• **What is asked**
State how many lines of the data contain the word "this", and write nothing besides the number.
* begin Records supplied *
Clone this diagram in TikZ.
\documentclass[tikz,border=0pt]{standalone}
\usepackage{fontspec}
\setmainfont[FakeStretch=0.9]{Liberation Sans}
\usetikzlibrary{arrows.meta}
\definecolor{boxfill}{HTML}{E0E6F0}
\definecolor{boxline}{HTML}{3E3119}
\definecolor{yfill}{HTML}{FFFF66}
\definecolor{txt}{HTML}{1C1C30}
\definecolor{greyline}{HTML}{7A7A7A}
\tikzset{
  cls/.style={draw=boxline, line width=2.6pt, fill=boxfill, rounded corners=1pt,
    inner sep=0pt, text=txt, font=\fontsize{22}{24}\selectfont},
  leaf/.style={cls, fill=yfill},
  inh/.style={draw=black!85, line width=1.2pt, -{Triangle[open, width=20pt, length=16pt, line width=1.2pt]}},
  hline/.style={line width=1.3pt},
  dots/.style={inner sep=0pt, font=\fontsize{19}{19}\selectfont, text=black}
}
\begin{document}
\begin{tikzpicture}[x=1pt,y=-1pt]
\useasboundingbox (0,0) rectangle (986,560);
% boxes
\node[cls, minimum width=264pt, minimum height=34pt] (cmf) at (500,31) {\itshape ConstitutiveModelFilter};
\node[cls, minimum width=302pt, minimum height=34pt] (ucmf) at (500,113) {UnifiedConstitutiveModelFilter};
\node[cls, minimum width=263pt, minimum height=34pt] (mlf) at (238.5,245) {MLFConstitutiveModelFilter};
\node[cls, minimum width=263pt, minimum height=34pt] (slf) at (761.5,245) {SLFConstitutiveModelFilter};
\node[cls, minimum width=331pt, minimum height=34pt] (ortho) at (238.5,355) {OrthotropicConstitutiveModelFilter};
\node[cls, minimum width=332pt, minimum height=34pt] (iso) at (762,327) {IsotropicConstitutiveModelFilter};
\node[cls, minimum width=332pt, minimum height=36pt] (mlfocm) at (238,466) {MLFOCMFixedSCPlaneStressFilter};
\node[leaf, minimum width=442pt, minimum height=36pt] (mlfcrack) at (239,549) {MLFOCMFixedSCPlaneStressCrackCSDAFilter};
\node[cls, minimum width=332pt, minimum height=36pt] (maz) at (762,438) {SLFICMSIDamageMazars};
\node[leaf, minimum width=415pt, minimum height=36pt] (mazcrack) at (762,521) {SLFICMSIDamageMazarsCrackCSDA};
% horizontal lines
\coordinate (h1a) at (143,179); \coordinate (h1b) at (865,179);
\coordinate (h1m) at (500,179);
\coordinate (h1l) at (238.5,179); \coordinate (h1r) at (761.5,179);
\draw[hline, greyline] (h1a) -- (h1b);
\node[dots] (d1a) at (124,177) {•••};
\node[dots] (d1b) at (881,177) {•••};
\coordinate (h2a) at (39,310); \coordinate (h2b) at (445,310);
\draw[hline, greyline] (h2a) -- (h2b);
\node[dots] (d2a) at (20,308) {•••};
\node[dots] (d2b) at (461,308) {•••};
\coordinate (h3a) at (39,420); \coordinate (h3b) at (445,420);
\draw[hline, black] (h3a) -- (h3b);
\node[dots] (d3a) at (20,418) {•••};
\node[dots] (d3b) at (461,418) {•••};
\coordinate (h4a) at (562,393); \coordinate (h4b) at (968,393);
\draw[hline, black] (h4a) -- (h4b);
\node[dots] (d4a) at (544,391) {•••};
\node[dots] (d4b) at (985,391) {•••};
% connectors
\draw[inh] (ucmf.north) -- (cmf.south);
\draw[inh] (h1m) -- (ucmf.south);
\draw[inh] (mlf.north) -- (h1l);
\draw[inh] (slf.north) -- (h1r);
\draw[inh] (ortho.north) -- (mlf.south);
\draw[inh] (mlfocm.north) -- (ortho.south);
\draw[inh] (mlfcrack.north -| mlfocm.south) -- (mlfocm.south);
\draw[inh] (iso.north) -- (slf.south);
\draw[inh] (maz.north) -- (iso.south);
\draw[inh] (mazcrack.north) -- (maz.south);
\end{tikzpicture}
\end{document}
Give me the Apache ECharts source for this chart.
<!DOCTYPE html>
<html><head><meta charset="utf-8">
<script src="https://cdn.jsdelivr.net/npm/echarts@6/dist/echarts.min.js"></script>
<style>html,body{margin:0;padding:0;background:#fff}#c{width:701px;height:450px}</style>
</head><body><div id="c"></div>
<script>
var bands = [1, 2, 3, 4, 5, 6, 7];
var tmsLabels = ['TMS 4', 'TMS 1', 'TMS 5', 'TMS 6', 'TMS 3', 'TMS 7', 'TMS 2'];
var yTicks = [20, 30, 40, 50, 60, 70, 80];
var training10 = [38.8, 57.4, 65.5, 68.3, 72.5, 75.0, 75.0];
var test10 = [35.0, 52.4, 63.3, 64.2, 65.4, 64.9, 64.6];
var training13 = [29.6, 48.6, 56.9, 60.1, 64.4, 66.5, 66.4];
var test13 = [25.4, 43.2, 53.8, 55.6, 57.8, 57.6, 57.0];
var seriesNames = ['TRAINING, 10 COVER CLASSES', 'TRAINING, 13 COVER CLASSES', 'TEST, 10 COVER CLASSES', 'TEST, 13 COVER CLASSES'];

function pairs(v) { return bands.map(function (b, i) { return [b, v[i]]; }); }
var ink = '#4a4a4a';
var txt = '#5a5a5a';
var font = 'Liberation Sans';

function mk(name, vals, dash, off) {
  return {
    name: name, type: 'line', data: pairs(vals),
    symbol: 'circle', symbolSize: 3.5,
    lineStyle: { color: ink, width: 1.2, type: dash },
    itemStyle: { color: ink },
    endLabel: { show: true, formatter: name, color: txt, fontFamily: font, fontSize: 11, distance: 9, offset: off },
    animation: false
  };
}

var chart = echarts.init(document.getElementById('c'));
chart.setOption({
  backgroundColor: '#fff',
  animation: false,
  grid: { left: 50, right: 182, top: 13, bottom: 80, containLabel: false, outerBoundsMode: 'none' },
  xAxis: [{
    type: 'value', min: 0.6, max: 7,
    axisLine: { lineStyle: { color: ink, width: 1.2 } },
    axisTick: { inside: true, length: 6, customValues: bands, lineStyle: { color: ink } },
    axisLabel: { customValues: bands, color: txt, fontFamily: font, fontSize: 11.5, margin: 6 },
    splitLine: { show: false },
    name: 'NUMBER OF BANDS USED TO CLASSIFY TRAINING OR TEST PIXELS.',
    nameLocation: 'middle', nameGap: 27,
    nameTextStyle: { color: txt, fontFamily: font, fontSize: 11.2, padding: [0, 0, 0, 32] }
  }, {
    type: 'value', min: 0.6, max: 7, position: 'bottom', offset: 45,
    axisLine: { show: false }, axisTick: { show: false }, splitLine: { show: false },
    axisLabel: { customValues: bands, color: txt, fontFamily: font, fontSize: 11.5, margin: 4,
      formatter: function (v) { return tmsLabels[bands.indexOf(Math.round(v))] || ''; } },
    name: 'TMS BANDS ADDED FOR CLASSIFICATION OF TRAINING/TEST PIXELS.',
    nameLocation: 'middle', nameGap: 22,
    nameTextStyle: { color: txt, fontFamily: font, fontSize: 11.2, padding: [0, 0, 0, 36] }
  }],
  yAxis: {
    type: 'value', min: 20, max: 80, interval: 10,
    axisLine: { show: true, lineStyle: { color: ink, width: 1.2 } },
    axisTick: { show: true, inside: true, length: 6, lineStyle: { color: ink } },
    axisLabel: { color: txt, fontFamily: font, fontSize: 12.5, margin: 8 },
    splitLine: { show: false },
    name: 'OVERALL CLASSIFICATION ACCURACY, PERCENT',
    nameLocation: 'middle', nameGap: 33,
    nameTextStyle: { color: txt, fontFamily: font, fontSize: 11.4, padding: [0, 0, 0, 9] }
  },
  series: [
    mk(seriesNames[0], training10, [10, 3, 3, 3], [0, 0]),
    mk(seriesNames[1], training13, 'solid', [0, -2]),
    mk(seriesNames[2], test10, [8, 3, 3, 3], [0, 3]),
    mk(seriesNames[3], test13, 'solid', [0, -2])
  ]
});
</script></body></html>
* end Records supplied *
• **Output below**
2